EXERCISE INSTRUCTIONS: Write the data out again, character for character, with no images.

Start

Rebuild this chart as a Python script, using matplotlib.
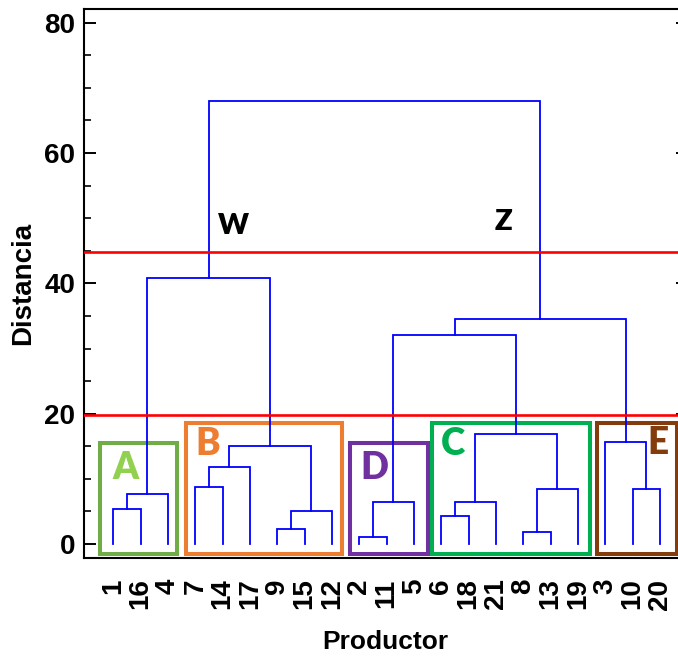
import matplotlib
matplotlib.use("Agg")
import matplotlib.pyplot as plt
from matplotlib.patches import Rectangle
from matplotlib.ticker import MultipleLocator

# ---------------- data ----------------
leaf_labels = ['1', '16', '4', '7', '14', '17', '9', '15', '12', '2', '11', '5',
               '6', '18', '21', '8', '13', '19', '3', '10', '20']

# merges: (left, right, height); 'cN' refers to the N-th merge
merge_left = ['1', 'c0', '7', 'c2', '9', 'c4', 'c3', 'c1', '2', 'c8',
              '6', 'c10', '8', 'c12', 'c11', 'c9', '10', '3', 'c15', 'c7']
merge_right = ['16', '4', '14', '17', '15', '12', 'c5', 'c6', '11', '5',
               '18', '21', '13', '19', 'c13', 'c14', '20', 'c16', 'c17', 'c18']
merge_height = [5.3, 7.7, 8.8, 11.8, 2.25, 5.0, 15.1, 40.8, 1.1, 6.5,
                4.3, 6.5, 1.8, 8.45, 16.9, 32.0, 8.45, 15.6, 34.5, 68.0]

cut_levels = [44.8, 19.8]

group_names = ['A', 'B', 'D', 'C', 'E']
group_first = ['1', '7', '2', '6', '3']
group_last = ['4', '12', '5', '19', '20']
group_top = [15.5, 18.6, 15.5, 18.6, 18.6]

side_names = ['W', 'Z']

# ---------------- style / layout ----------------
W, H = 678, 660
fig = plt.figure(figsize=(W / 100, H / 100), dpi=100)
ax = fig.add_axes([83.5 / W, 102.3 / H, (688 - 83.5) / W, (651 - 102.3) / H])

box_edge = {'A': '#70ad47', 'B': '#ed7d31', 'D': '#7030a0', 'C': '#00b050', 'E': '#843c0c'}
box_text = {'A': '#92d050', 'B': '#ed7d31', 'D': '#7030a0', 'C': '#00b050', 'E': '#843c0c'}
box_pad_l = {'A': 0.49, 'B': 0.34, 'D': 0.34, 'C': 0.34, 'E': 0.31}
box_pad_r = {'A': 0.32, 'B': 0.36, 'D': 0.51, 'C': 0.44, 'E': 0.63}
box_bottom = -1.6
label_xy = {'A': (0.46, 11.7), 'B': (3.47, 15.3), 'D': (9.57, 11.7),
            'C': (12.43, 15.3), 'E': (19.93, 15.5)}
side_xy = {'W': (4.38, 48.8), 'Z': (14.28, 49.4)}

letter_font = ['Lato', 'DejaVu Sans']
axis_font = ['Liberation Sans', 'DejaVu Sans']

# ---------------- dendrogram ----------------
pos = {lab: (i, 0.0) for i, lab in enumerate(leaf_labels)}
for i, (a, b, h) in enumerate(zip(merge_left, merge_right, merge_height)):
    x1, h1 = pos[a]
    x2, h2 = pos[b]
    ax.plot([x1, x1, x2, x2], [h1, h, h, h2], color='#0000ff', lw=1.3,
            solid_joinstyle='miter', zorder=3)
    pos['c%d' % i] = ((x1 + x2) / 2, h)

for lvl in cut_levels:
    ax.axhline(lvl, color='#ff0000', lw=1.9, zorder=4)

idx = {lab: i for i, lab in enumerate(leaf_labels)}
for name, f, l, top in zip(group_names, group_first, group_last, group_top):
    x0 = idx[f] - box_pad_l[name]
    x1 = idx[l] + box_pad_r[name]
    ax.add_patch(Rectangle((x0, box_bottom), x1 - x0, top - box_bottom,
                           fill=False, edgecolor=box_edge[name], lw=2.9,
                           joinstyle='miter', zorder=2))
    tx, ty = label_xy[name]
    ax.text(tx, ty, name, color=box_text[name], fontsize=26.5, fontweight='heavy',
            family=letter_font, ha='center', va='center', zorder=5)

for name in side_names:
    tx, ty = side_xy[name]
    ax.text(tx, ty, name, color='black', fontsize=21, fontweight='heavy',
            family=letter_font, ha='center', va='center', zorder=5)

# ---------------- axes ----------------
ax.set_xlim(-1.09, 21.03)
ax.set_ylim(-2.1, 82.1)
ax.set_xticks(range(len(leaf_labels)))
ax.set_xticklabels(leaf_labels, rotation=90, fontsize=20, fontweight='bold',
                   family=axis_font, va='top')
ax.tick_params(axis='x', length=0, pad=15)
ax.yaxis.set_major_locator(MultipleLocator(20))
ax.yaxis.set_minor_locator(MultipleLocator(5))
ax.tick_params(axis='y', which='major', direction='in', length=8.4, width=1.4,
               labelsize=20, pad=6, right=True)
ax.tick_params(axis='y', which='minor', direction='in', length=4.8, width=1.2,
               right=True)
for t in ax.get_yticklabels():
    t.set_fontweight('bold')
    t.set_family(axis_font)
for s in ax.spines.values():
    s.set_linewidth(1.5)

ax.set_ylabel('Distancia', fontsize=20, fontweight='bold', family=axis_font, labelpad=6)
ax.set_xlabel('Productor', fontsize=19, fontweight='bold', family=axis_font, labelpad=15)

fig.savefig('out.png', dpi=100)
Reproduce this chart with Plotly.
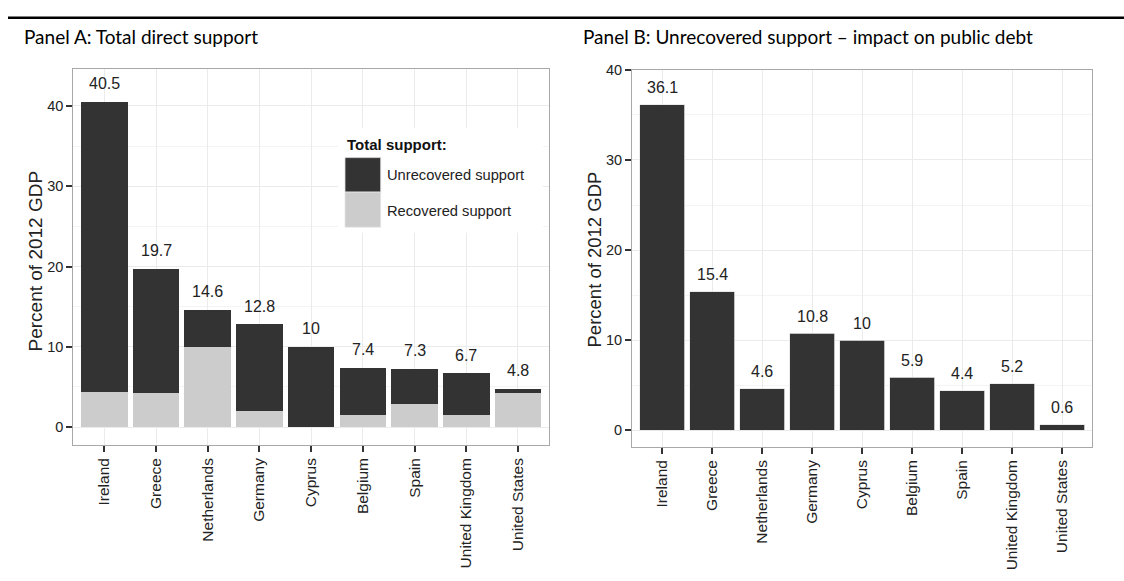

End

TASK RESPONSE:
Rebuild this chart as a Python script, using matplotlib.
import matplotlib
matplotlib.use("Agg")
import matplotlib.pyplot as plt
from matplotlib.patches import Rectangle
from matplotlib.ticker import MultipleLocator

# ---------------- data ----------------
leaf_labels = ['1', '16', '4', '7', '14', '17', '9', '15', '12', '2', '11', '5',
               '6', '18', '21', '8', '13', '19', '3', '10', '20']

# merges: (left, right, height); 'cN' refers to the N-th merge
merge_left = ['1', 'c0', '7', 'c2', '9', 'c4', 'c3', 'c1', '2', 'c8',
              '6', 'c10', '8', 'c12', 'c11', 'c9', '10', '3', 'c15', 'c7']
merge_right = ['16', '4', '14', '17', '15', '12', 'c5', 'c6', '11', '5',
               '18', '21', '13', '19', 'c13', 'c14', '20', 'c16', 'c17', 'c18']
merge_height = [5.3, 7.7, 8.8, 11.8, 2.25, 5.0, 15.1, 40.8, 1.1, 6.5,
                4.3, 6.5, 1.8, 8.45, 16.9, 32.0, 8.45, 15.6, 34.5, 68.0]

cut_levels = [44.8, 19.8]

group_names = ['A', 'B', 'D', 'C', 'E']
group_first = ['1', '7', '2', '6', '3']
group_last = ['4', '12', '5', '19', '20']
group_top = [15.5, 18.6, 15.5, 18.6, 18.6]

side_names = ['W', 'Z']

# ---------------- style / layout ----------------
W, H = 678, 660
fig = plt.figure(figsize=(W / 100, H / 100), dpi=100)
ax = fig.add_axes([83.5 / W, 102.3 / H, (688 - 83.5) / W, (651 - 102.3) / H])

box_edge = {'A': '#70ad47', 'B': '#ed7d31', 'D': '#7030a0', 'C': '#00b050', 'E': '#843c0c'}
box_text = {'A': '#92d050', 'B': '#ed7d31', 'D': '#7030a0', 'C': '#00b050', 'E': '#843c0c'}
box_pad_l = {'A': 0.49, 'B': 0.34, 'D': 0.34, 'C': 0.34, 'E': 0.31}
box_pad_r = {'A': 0.32, 'B': 0.36, 'D': 0.51, 'C': 0.44, 'E': 0.63}
box_bottom = -1.6
label_xy = {'A': (0.46, 11.7), 'B': (3.47, 15.3), 'D': (9.57, 11.7),
            'C': (12.43, 15.3), 'E': (19.93, 15.5)}
side_xy = {'W': (4.38, 48.8), 'Z': (14.28, 49.4)}

letter_font = ['Lato', 'DejaVu Sans']
axis_font = ['Liberation Sans', 'DejaVu Sans']

# ---------------- dendrogram ----------------
pos = {lab: (i, 0.0) for i, lab in enumerate(leaf_labels)}
for i, (a, b, h) in enumerate(zip(merge_left, merge_right, merge_height)):
    x1, h1 = pos[a]
    x2, h2 = pos[b]
    ax.plot([x1, x1, x2, x2], [h1, h, h, h2], color='#0000ff', lw=1.3,
            solid_joinstyle='miter', zorder=3)
    pos['c%d' % i] = ((x1 + x2) / 2, h)

for lvl in cut_levels:
    ax.axhline(lvl, color='#ff0000', lw=1.9, zorder=4)

idx = {lab: i for i, lab in enumerate(leaf_labels)}
for name, f, l, top in zip(group_names, group_first, group_last, group_top):
    x0 = idx[f] - box_pad_l[name]
    x1 = idx[l] + box_pad_r[name]
    ax.add_patch(Rectangle((x0, box_bottom), x1 - x0, top - box_bottom,
                           fill=False, edgecolor=box_edge[name], lw=2.9,
                           joinstyle='miter', zorder=2))
    tx, ty = label_xy[name]
    ax.text(tx, ty, name, color=box_text[name], fontsize=26.5, fontweight='heavy',
            family=letter_font, ha='center', va='center', zorder=5)

for name in side_names:
    tx, ty = side_xy[name]
    ax.text(tx, ty, name, color='black', fontsize=21, fontweight='heavy',
            family=letter_font, ha='center', va='center', zorder=5)

# ---------------- axes ----------------
ax.set_xlim(-1.09, 21.03)
ax.set_ylim(-2.1, 82.1)
ax.set_xticks(range(len(leaf_labels)))
ax.set_xticklabels(leaf_labels, rotation=90, fontsize=20, fontweight='bold',
                   family=axis_font, va='top')
ax.tick_params(axis='x', length=0, pad=15)
ax.yaxis.set_major_locator(MultipleLocator(20))
ax.yaxis.set_minor_locator(MultipleLocator(5))
ax.tick_params(axis='y', which='major', direction='in', length=8.4, width=1.4,
               labelsize=20, pad=6, right=True)
ax.tick_params(axis='y', which='minor', direction='in', length=4.8, width=1.2,
               right=True)
for t in ax.get_yticklabels():
    t.set_fontweight('bold')
    t.set_family(axis_font)
for s in ax.spines.values():
    s.set_linewidth(1.5)

ax.set_ylabel('Distancia', fontsize=20, fontweight='bold', family=axis_font, labelpad=6)
ax.set_xlabel('Productor', fontsize=19, fontweight='bold', family=axis_font, labelpad=15)

fig.savefig('out.png', dpi=100)
Reproduce this chart with Plotly.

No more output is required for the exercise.